It is well to examine the statutes relating to the right of
preemption under which the declaratory statement of Flett was filed
in order to determine the rights, if any, which he had at the time
when the company's map of definite location was filed.
That statement, filed by Flett in 1869, was to the effect that
he intended to purchase the land which he described, "under the
laws of the United States authorizing the preemption of unoffered
lands." By the term "unoffered lands" is meant those public lands
of the United States which have not been
Page 174 U. S. 629
offered at public sale. By section 3, chapter 51, of the act of
Congress making further provision for the sale of public lands,
approved April 24, 1820, c. 51, 3 Stat. 566, the price for which
public lands should be offered for sale after the first day of
July, 1820, was fixed at $1.25 an acre, and it was provided that,
at every public sale, the highest bidder who should make payment as
prescribed should be the purchaser, but no land was permitted to be
sold at either public or private sale for a less price than $1.25
an acre, and it was further provided in that section that
"all the public lands which shall have been offered at public
sale before the first day of July next, and which shall then remain
unsold, as well as the lands that shall thereafter be offered at
public sale according to law and remain unsold at the close of such
public sales shall be subject to be sold at private sale, by entry
at the land office at one dollar and twenty-five cents an acre, to
be paid at the time of making such entry as aforesaid, with the
exception,"
etc.
After the passage of this act, the public lands came to be
spoken of as "unoffered lands," or those which had not been exposed
to public sale, and "offered lands," or those which had been so
exposed and remained unsold, and, under the statute regulating the
sales of public lands, it would seem that unoffered land could not
be purchased at any price or in any manner in advance of the public
sale, while offered land was at all times subject to purchase by
the first applicant at a fixed price.
Johnson v.
Towsley, 13 Wall. 72,
80 U. S. 88.
By the Act approved September 4, 1841, entitled "An act to
appropriate the proceeds of the sales of the public lands, and to
grant preemption rights," 5 Stat. 453, there was granted, by the
tenth section thereof, to every person being the head of a family,
etc.,
"who, since the first day of June, A.D. eighteen hundred and
forty, has made or who shall hereafter make a settlement in person
on the public lands to which the Indian title had been at the time
of such settlement extinguished, and which has been, or shall have
been, surveyed prior thereto, and who shall inhabit and improve the
same, and who has or shall erect a dwelling thereon, shall be, and
is hereby, authorized to enter with the register of the land
office
Page 174 U. S. 630
for the district in which such land may lie, by legal
subdivisions, any number of acres not exceeding one hundred and
sixty, or a quarter section of land, to include the residence of
such claimant, upon paying to the United States the minimum price
of such land, subject, however, to the following limitations and
exceptions,"
etc.
By this section it will be seen that the right of preemption was
extended equally to unoffered and offered lands.
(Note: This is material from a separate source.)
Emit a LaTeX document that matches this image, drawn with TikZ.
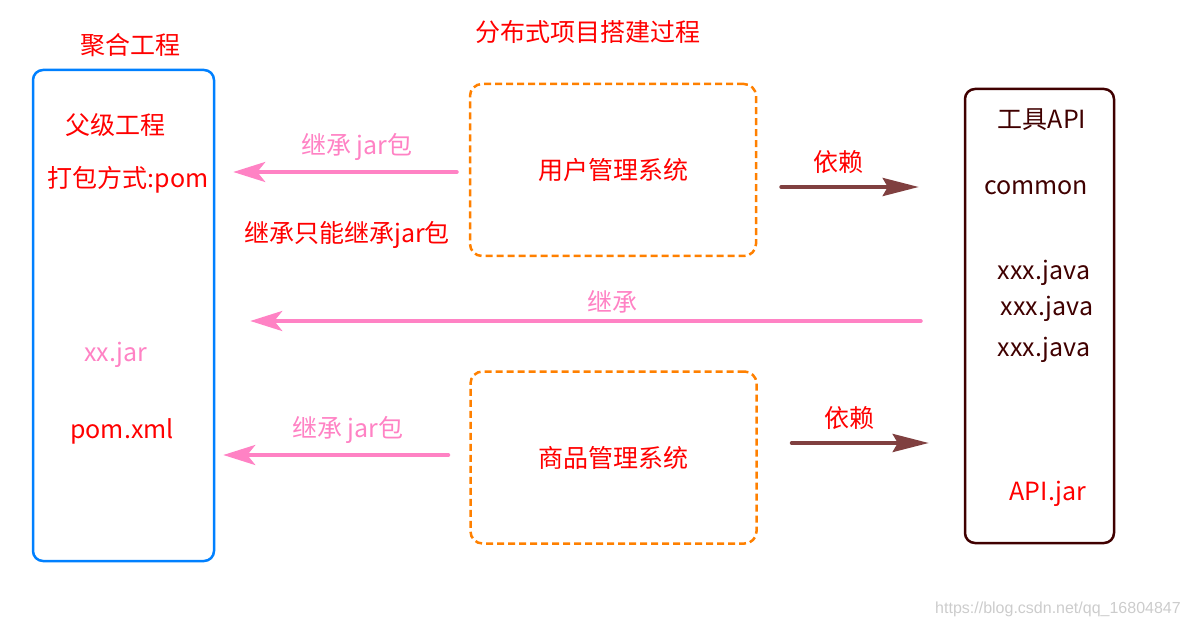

By section 14, it was provided, however, that the selection of
unoffered lands should not delay the sale of such lands beyond the
time which might be appointed by the proclamation of the president,
nor should the provisions of the act be available to any person who
should fail to make the proof and payment and file the affidavits
required under section 13 of the same act before the day appointed
for the commencement of the sales.
In regard to the so-called offered lands, it was provided by
section 15 of the act as follows:
"SEC. 15.
And be it further enacted that, whenever any
person has settled or shall settle and improve a tract of land,
subject at the time of settlement to private entry, and shall
intend to purchase the same under the provisions of this act, such
person shall, in the first case, within three months after the
passage of the same, and in the last within thirty days next after
the date of such settlement, file with the register of the proper
district a written statement describing the land settled upon and
declaring the intention of such person to claim the same under the
provisions of this act, and shall, where such settlement is already
made, within twelve months after the passage of this act, and where
it shall hereafter be made, within the same period after the date
of such settlement, make the proof, affidavit and payment herein
required, and if he or she shall fail to file such written
statement as aforesaid, or shall fail to make such affidavit, proof
and payment, within the twelve months aforesaid, the tract of land
so settled and improved shall be subject to the entry of any other
purchaser."
The result of the passage of this act was to grant the right to
preempt 160 acres of either offered or unoffered land, and
Page 174 U. S. 631
that as to the unoffered lands, the filing of a preemption
declaratory statement was not required, and the right of the
preemptor to make due proof and payment remained until the time
fixed by the proclamation of the president for the public sale of
lands at which time, if the proper proof and payment had not been
made, the lands might be offered and sold to the highest bidder,
and if not sold, they would become subject to private entry by the
first applicant at the minimum price. As to the offered lands, the
right of the preemptor was dependent upon his filing a declaratory
statement in the local office, as stated in section 15 of the act
above quoted.
By the fifth section of the Act approved March 3, 1843, 5 Stat.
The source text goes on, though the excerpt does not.